Following the Government of Kenya's announcement on 6 May of its decision to close Dadaab camp, UNHCR presented a plan of action at the meeting of the Tripartite Commission – consisting of Kenya, Somalia and UNHCR – which took place in Nairobi at the end of June.
The plan outlines a process intended to reduce the population of Dadaab camp – currently 343,043, including 326,611 Somalis – by 150,000 by the end of 2016.
UNHCR noted that the additional $115 million requested will go towards a number of activities, including relocation of 16,000 non-Somali refugees from Dadaab to Kakuma; relocation of 15,000 Somali refugees currently in the resettlement process to Kakuma; relocation and reintegration of an estimated 42,000 Kenyans believed to be registered as refugees; verification of the Dadaab population and a comprehensive Return Intention Survey; and support for an additional 50,000 voluntary Somali refugee returns from Dadaab to Somalia.
The additional funding is also required for the proposed increase in the return assistance package before departure from Kenya and upon return to Somalia, UNHCR noted. On the Somalia side, the agency said that donor support is sought to fund an increase in the return assistance package there.
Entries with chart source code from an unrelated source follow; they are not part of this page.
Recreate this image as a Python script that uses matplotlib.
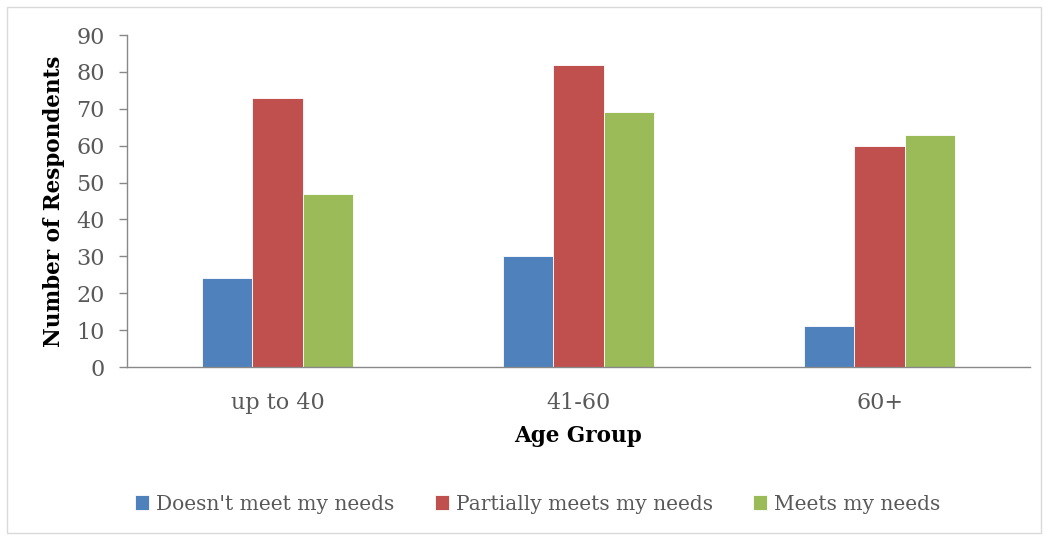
import matplotlib.pyplot as plt
import numpy as np
from matplotlib.patches import Rectangle

groups = ['up to 40', '41-60', '60+']
series_names = ["Doesn't meet my needs", 'Partially meets my needs', 'Meets my needs']
doesnt_meet = [24, 30, 11]
partially_meets = [73, 82, 60]
meets = [47, 69, 63]
colors = ['#4f81bd', '#c0504d', '#9bbb59']

plt.rcParams['font.family'] = ['DejaVu Serif']

fig = plt.figure(figsize=(10.49, 5.40), dpi=100)
ax = fig.add_axes([127 / 1049, 1 - 367 / 540, (1030 - 127) / 1049, (367 - 35) / 540])

x = np.arange(len(groups))
width = 1 / 6
for i, (vals, name) in enumerate(zip([doesnt_meet, partially_meets, meets], series_names)):
    ax.bar(x + (i - 1) * width, vals, width, color=colors[i], label=name,
           edgecolor='white', linewidth=0.6)

ax.set_xlim(-0.5, 2.5)
ax.set_ylim(0, 90)
ax.set_yticks(range(0, 91, 10))
ax.set_xticks(x)
ax.set_xticklabels(groups)
ax.tick_params(axis='y', colors='#888888', labelcolor='#595959', labelsize=16, length=6,
               width=1, pad=10)
ax.tick_params(axis='x', length=0, labelcolor='#595959', labelsize=16, pad=18)
for s in ['top', 'right']:
    ax.spines[s].set_visible(False)
for s in ['left', 'bottom']:
    ax.spines[s].set_color('#888888')
    ax.spines[s].set_linewidth(1)

ax.set_ylabel('Number of Respondents', fontsize=15.5, fontweight='bold', labelpad=8)
ax.set_xlabel('Age Group', fontsize=15.5, fontweight='bold', labelpad=8)

fig.legend(loc='center', bbox_to_anchor=(538 / 1049, 1 - 504 / 540), ncol=3, frameon=False,
           fontsize=14.5, labelcolor='#595959', handlelength=0.7, handleheight=0.7,
           handletextpad=0.35, columnspacing=2.0)

fig.patches.append(Rectangle((7 / 1049, 1 - 533 / 540), 1034 / 1049, 526 / 540,
                             transform=fig.transFigure, fill=False,
                             edgecolor='#d9d9d9', linewidth=1))

fig.savefig('out.png', dpi=100)
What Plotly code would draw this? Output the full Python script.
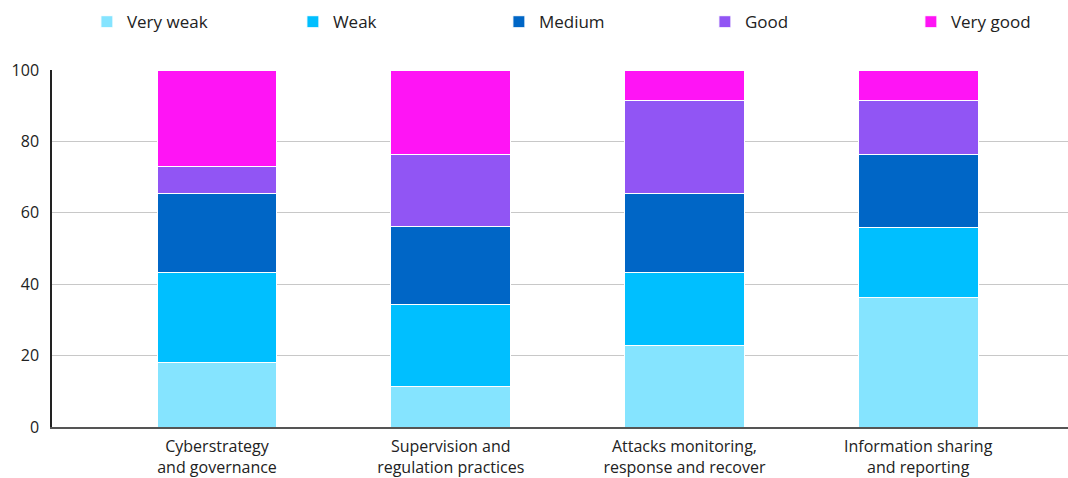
import plotly.graph_objects as go

categories = ["Cyberstrategy<br>and governance", "Supervision and<br>regulation practices",
              "Attacks monitoring,<br>response and recover", "Information sharing<br>and reporting"]
series_names = ["Very weak", "Weak", "Medium", "Good", "Very good"]
very_weak = [18.2, 11.4, 22.8, 36.4]
weak = [25.2, 23.0, 20.6, 19.6]
medium = [22.1, 21.9, 22.0, 20.4]
good = [7.5, 20.1, 26.0, 15.0]
very_good = [27.0, 23.6, 8.6, 8.6]
colors = ["#85E4FF", "#00BFFF", "#0066C6", "#9155F4", "#FF14F5"]

FONT = "Open Sans"
fig = go.Figure()
for name, vals, col in zip(series_names, [very_weak, weak, medium, good, very_good], colors):
    fig.add_trace(go.Bar(x=categories, y=vals, name=name,
                         marker=dict(color=col, line=dict(color="white", width=1)),
                         width=0.513))

fig.update_layout(
    barmode="stack",
    width=1068, height=478,
    margin=dict(l=52, r=0, t=70, b=51, autoexpand=False),
    plot_bgcolor="white", paper_bgcolor="white",
    font=dict(family=FONT, size=16, color="#222"),
    legend=dict(orientation="h", x=-0.0001, xanchor="left", y=1.134, yanchor="middle",
                entrywidth=126, entrywidthmode="pixels", indentation=35,
                font=dict(size=17, color="#222"), traceorder="normal"),
    xaxis=dict(range=[-0.706, 3.641], showline=True, linecolor="#555", linewidth=2,
               ticks="outside", ticklen=4, tickcolor="rgba(0,0,0,0)", showgrid=False,
               tickfont=dict(size=16, color="#222")),
    yaxis=dict(range=[0, 100], dtick=20, showline=True, linecolor="#222", linewidth=1.5,
               showgrid=True, gridcolor="#c8c8c8", gridwidth=1, zeroline=False,
               ticks="outside", ticklen=8, tickcolor="rgba(0,0,0,0)",
               tickfont=dict(size=16, color="#222")),
)
fig.write_html("out.html")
The possibility of providing health insurance for urban returnees will also be considered.
If the donor support is received, it is proposed to increase food assistance from three months support to six, possibly even further, UNHCR also said.
The agency anticipates that the majority of the remaining refugee population – approximately 170,000 people – would return to Somalia during the course of 2017 and possibly in early 2018. To date, more than 17,000 Somalis have returned to Somalia from Dadaab since December 2014.